A Whimsical


Showcasing a perfect balance of fun and functionality,
this office has an atmosphere that promotes collaboration,
communication and feelings of comfort.

Enlisted to give this Boustead Travel Services office a new look as part of its efforts to better distinguish itself in its industry, the inD’finity Design team took into account all of their client’s requirements before proceeding. The new appearance had to not only reflect the company’s culture but also have an open-desk system, provide more seating freedom and be compatible with the company’s recent decision to embrace sustainability. As a result, the new layout was incredibly spacious, had long sightlines and obtained most of its light from natural sources. A departure from the parent company’s aesthetic, it has an industrial feel to it that is softened by a palette of bright tones and a touch of greenery.

In order to magnify the existing sense of spaciousness, the ceiling was opened up to expose its base finished state. Similarly, the entire establishment except for the in-house gym obeys the open office concept so that that there are no boundaries separating management and the staff. Instead, table sizes and unique shapes are used to visually define the borders of each ‘room’. A wide variety of meeting spaces and one large multipurpose area were also incorporated to encourage employee interactions and collaborations. Should the need for privacy arise, there are enclosed ocean blue and forest green call rooms available for use.
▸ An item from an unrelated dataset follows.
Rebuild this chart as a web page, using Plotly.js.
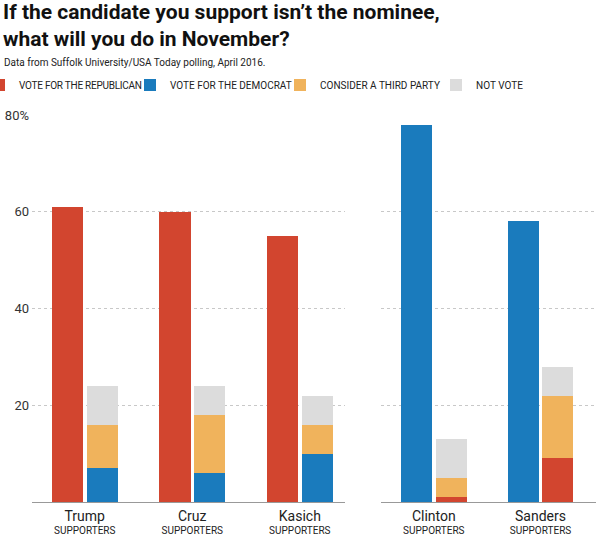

Additionally, the conference rooms utilise a lot of glass which serve as both a decorative choice and makeshift writing boards.

Preventing the office from being an ‘all work and no play’ environment are elements such as the lounge spaces where employees can relax and quirky quotes on the walls. Last but not least, there are two pantries with one being connected to a balcony for better ventilation. Aside from gardening, this place is ideal for a cigarette break as the smell of the smoke will dissipate quickly and not linger inside the office.


“What a large volume of adventures may be grasped within the span of his little life by him who interests his heart in everything.”– Laurence Sterne

By reading interior design magazines in his youth, Darren Gan not only discovered his love for the industry but also the fact that interior design is about more than just building homes. Upon noticing his talent in class, his secondary school art teacher encouraged him to further develop his skills by sketching. Aware that he needed first-hand knowledge of the construction and interior design industries if he truly wanted to succeed, he went to work for a construction company in Singapore for six months. After that, he moved to Kuala Lumpur to further his studies and eventually set up his own interior design firm.

Named inD’finity Design, the company largely owes its success over the past decade to its founder’s philosophy of treating every residential project as if it was the designer’s own dream home. Clients have been left impressed by the premium services they receive which include being invited to apply the final touches to their abodes so that they will have the unforgettable memory of helping make their dream homes a reality. Additionally, they get a one-year warranty which covers normal wear and tear as well as a two-year guarantee which offers additional refurbishment work at the same price. For a more personal touch, every client’s handover set includes a handmade key book and a custom folder filled with the project’s drawings. Last but not least, all relevant documentation is done in accordance with ISO specifications, ensuring both accuracy and efficiency.

Darren is eternally grateful for his father who instilled in him the willingness to work hard and chase after his dreams as well as his former employer who not only taught him everything he knew but gave him opportunities to learn things first-hand. Because of these two individuals and the lessons he has learned from them, he strongly encourages practices such as the minimum wastage of materials as well as checking and being critical of one’s work so as to avoid mistakes.